Employees need technology solutions and training that enable them to speak concisely and accurately not only about the retailer's products and services, but also regarding payment and delivery options to accommodate customer desires.
Secondly, all employees must be empowered actors. While this should be intrinsic to all retailers regardless of channel considerations, it is especially powerful in an omnichannel environment as stores work towards the customer desire for instant gratification in the customer's selected channel.
Employees should be engaged, involved, and passionate drivers of great service who can solve customer issues on the spot.
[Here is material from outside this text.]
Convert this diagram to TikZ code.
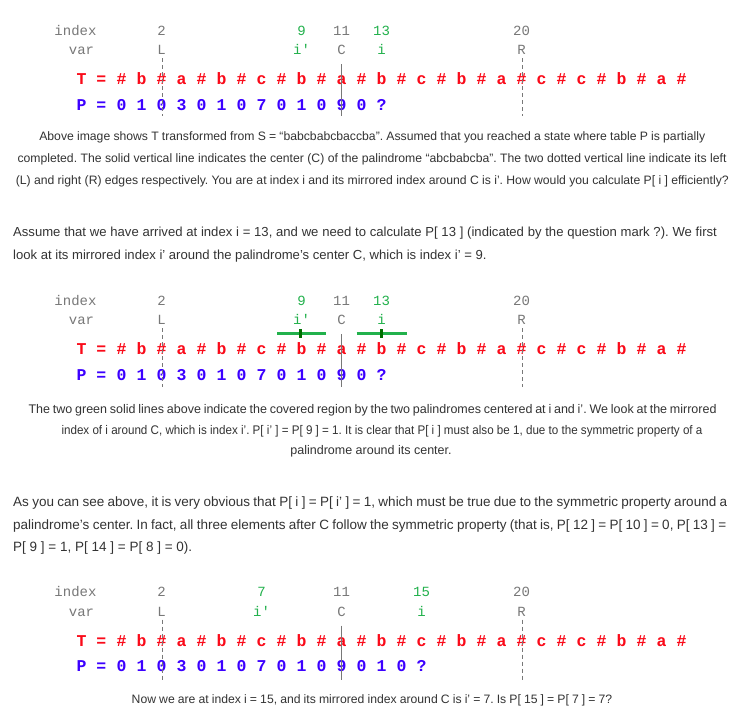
\documentclass[tikz,border=0pt]{standalone}
\usepackage{graphicx}
\usepackage{fontspec}
\setmainfont{Liberation Sans}
\setmonofont{Liberation Mono}
\usetikzlibrary{positioning}
\definecolor{tred}{RGB}{250,10,25}
\definecolor{pblue}{RGB}{60,0,255}
\definecolor{idxgray}{RGB}{120,120,120}
\definecolor{mgreen}{RGB}{34,177,76}
\definecolor{dgreen}{RGB}{0,110,0}
\definecolor{bodytext}{RGB}{51,51,51}
\tikzset{
  idx/.style={font=\ttfamily\fontsize{14}{14}\selectfont, text=idxgray, inner sep=0pt, anchor=base}, % index and var rows
  hot/.style={idx, text=mgreen}, % i and i' labels
  trow/.style={font=\ttfamily\bfseries\fontsize{16.5}{16.5}\selectfont, text=tred, inner sep=0pt, anchor=base},
  prow/.style={trow, text=pblue},
  edge line/.style={idxgray, line width=0.9pt, dash pattern=on 4pt off 3pt}, % L and R
  center line/.style={idxgray, line width=0.9pt}, % C
  cover/.style={mgreen, line width=3pt},
  tick/.style={dgreen, line width=3pt},
  para/.style={font=\fontsize{12.2}{14}\selectfont, text=bodytext, inner sep=0pt, anchor=base},
  lpara/.style={para, anchor=base west},
}
\newcommand\spread[2]{\makebox[#1pt][s]{#2}} % stretch a line to the width it has on the page
\def\Tstr{\#,b,\#,a,\#,b,\#,c,\#,b,\#,a,\#,b,\#,c,\#,b,\#,a,\#,c,\#,c,\#,b,\#,a,\#}

\begin{document}
\frenchspacing
\begin{tikzpicture}[x=1pt, y=-1pt]
  \fill[white] (0,0) rectangle (746,721);
  \useasboundingbox (0,0) rectangle (746,721);

  % first table: i = 13
  \begin{scope}
    \node[idx] (index1) at (75.5,35) {index};
    \node[idx] (var1) at (81.5,54.5) {var};
    \node[idx] (nL1) at (161.5,35) {2};
    \node[hot] (nIp1) at (301.5,35) {9};
    \node[idx] (nC1) at (341.5,35) {11};
    \node[hot] (nI1) at (381.5,35) {13};
    \node[idx] (nR1) at (521.5,35) {20};
    \node[idx] (vL1) at (161.5,54.5) {L};
    \node[hot] (vIp1) at (301.5,54.5) {i'};
    \node[idx] (vC1) at (341.5,54.5) {C};
    \node[hot] (vI1) at (381.5,54.5) {i};
    \node[idx] (vR1) at (521.5,54.5) {R};
    \node[trow] (tlab1) at (91.5,84.3) {T =};
    \foreach \ch [count=\k from 0] in \Tstr
      \node[trow] (t1-\k) at (121.5+20*\k,84.3) {\ch};
    \node[prow] (plab1) at (91.5,110) {P =};
    \foreach \v [count=\k from 0] in {0,1,0,3,0,1,0,7,0,1,0,9,0,?}
      \node[prow] (p1-\k) at (121.5+20*\k,110) {\v};
    \coordinate (L1top) at (162.3,58);
    \coordinate (L1bot) at (162.3,116);
    \coordinate (C1top) at (341.7,64);
    \coordinate (C1bot) at (341.7,116);
    \coordinate (R1top) at (522.7,58);
    \coordinate (R1bot) at (522.7,116);
    \draw[edge line] (L1top) -- (L1bot);
    \draw[center line] (C1top) -- (C1bot);
    \draw[edge line] (R1top) -- (R1bot);
  \end{scope}

  \node[para] (s1) at (372.3,140.7) {\spread{666}{Above image shows T transformed from S = “babcbabcbaccba”. Assumed that you reached a state where table P is partially}};
  \node[para] (s2) at (372,162.7) {\spread{709}{completed. The solid vertical line indicates the center (C) of the palindrome “abcbabcba”. The two dotted vertical line indicate its left}};
  \node[para] (s3) at (372.3,184.3) {\spread{713}{(L) and right (R) edges respectively. You are at index i and its mirrored index around C is i’. How would you calculate P[ i ] efficiently?}};

  \node[lpara, font=\fontsize{13.1}{15}\selectfont] (a1) at (13,236.7) {\spread{703.7}{Assume that we have arrived at index i = 13, and we need to calculate P[ 13 ] (indicated by the question mark ?). We first}};
  \node[lpara, font=\fontsize{13.1}{15}\selectfont] (a2) at (13,259) {look at its mirrored index i’ around the palindrome’s center C, which is index i’ = 9.};

  % second table: the two covered regions
  \begin{scope}[yshift=-270pt]
    \node[idx] (index2) at (75.5,35) {index};
    \node[idx] (var2) at (81.5,54.5) {var};
    \node[idx] (nL2) at (161.5,35) {2};
    \node[hot] (nIp2) at (301.5,35) {9};
    \node[idx] (nC2) at (341.5,35) {11};
    \node[hot] (nI2) at (381.5,35) {13};
    \node[idx] (nR2) at (521.5,35) {20};
    \node[idx] (vL2) at (161.5,54.5) {L};
    \node[hot] (vIp2) at (301.5,54.5) {i'};
    \node[idx] (vC2) at (341.5,54.5) {C};
    \node[hot] (vI2) at (381.5,54.5) {i};
    \node[idx] (vR2) at (521.5,54.5) {R};
    \coordinate (ipl) at (277.3,63.3);
    \coordinate (ipr) at (325.7,63.3);
    \coordinate (il) at (356.7,63.3);
    \coordinate (ir) at (406.7,63.3);
    \coordinate (iptop) at (300.5,59);
    \coordinate (ipbot) at (300.5,68);
    \coordinate (itop) at (381,59);
    \coordinate (ibot) at (381,68);
    \draw[cover] (ipl) -- (ipr);
    \draw[cover] (il) -- (ir);
    \draw[tick] (iptop) -- (ipbot);
    \draw[tick] (itop) -- (ibot);
    \node[trow] (tlab2) at (91.5,84.3) {T =};
    \foreach \ch [count=\k from 0] in \Tstr
      \node[trow] (t2-\k) at (121.5+20*\k,84.3) {\ch};
    \node[prow] (plab2) at (91.5,110) {P =};
    \foreach \v [count=\k from 0] in {0,1,0,3,0,1,0,7,0,1,0,9,0,?}
      \node[prow] (p2-\k) at (121.5+20*\k,110) {\v};
    \coordinate (L2top) at (162.3,58);
    \coordinate (L2bot) at (162.3,117);
    \coordinate (C2top) at (341.7,64);
    \coordinate (C2bot) at (341.7,117);
    \coordinate (R2top) at (522.7,58);
    \coordinate (R2bot) at (522.7,117);
    \draw[edge line] (L2top) -- (L2bot);
    \draw[center line] (C2top) -- (C2bot);
    \draw[edge line] (R2top) -- (R2bot);
  \end{scope}

  \node[para, font=\fontsize{12.5}{15}\selectfont] (b1) at (372.6,413) {\spread{688}{The two green solid lines above indicate the covered region by the two palindromes centered at i and i’. We look at the mirrored}};
  \node[para, font=\fontsize{12.5}{15}\selectfont] (b2) at (382,434) {\scalebox{0.93}[1]{index of i around C, which is index i’. P[ i’ ] = P[ 9 ] = 1. It is clear that P[ i ] must also be 1, due to the symmetric property of a}};
  \node[para, font=\fontsize{12.5}{15}\selectfont] (b3) at (371,454) {palindrome around its center.};

  \node[lpara, font=\fontsize{13.5}{15}\selectfont] (c1) at (13,506) {\spread{714}{As you can see above, it is very obvious that P[ i ] = P[ i’ ] = 1, which must be true due to the symmetric property around a}};
  \node[lpara, font=\fontsize{13.5}{15}\selectfont] (c2) at (13,529) {\spread{713}{palindrome’s center. In fact, all three elements after C follow the symmetric property (that is, P[ 12 ] = P[ 10 ] = 0, P[ 13 ] =}};
  \node[lpara, font=\fontsize{13.5}{15}\selectfont] (c3) at (13,551) {P[ 9 ] = 1, P[ 14 ] = P[ 8 ] = 0).};

  % third table: i = 15
  \begin{scope}[yshift=-561.7pt]
    \node[idx] (index3) at (75.5,35) {index};
    \node[idx] (var3) at (81.5,54.5) {var};
    \node[idx] (nL3) at (161.5,35) {2};
    \node[hot] (nIp3) at (261.5,35) {7};
    \node[idx] (nC3) at (341.5,35) {11};
    \node[hot] (nI3) at (421.5,35) {15};
    \node[idx] (nR3) at (521.5,35) {20};
    \node[idx] (vL3) at (161.5,54.5) {L};
    \node[hot] (vIp3) at (261.5,54.5) {i'};
    \node[idx] (vC3) at (341.5,54.5) {C};
    \node[hot] (vI3) at (421.5,54.5) {i};
    \node[idx] (vR3) at (521.5,54.5) {R};
    \node[trow] (tlab3) at (91.5,84.3) {T =};
    \foreach \ch [count=\k from 0] in \Tstr
      \node[trow] (t3-\k) at (121.5+20*\k,84.3) {\ch};
    \node[prow] (plab3) at (91.5,110) {P =};
    \foreach \v [count=\k from 0] in {0,1,0,3,0,1,0,7,0,1,0,9,0,1,0,?}
      \node[prow] (p3-\k) at (121.5+20*\k,110) {\v};
    \coordinate (L3top) at (162.3,58);
    \coordinate (L3bot) at (162.3,118);
    \coordinate (C3top) at (341.7,64);
    \coordinate (C3bot) at (341.7,118);
    \coordinate (R3top) at (522.7,58);
    \coordinate (R3bot) at (522.7,118);
    \draw[edge line] (L3top) -- (L3bot);
    \draw[center line] (C3top) -- (C3bot);
    \draw[edge line] (R3top) -- (R3bot);
  \end{scope}

  \node[para] (d1) at (372,703.3) {\spread{480.6}{Now we are at index i = 15, and its mirrored index around C is i’ = 7. Is P[ 15 ] = P[ 7 ] = 7?}};
\end{tikzpicture}
\end{document}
Company rules, incentives, and expectations should be tailored to reward customer-centric behavior and training should reflect and explain what omnichannel success looks like: seamless marketing, technology, and inventory management coupled with personalized shopping experiences and loyalty that drive sales and word of mouth.
Traditional retail will never die, but it will evolve. Brick and mortar retailers have the greatest opportunities to deliver best in class experiences and fulfillment – but only if they are open to change and adopt an omnichannel mindset from the enterprise to the store level. Store employees can drive better service levels than the industry has ever known through embracing technology, better training, smarter operational practices, and a customer-first mindset that supports on-the-spot solutions and best in class experiences that will have customers coming back time and time again. Brick and mortar is not fading, it's more important now than ever, and successful retailers have tremendous opportunities to reshape the industry.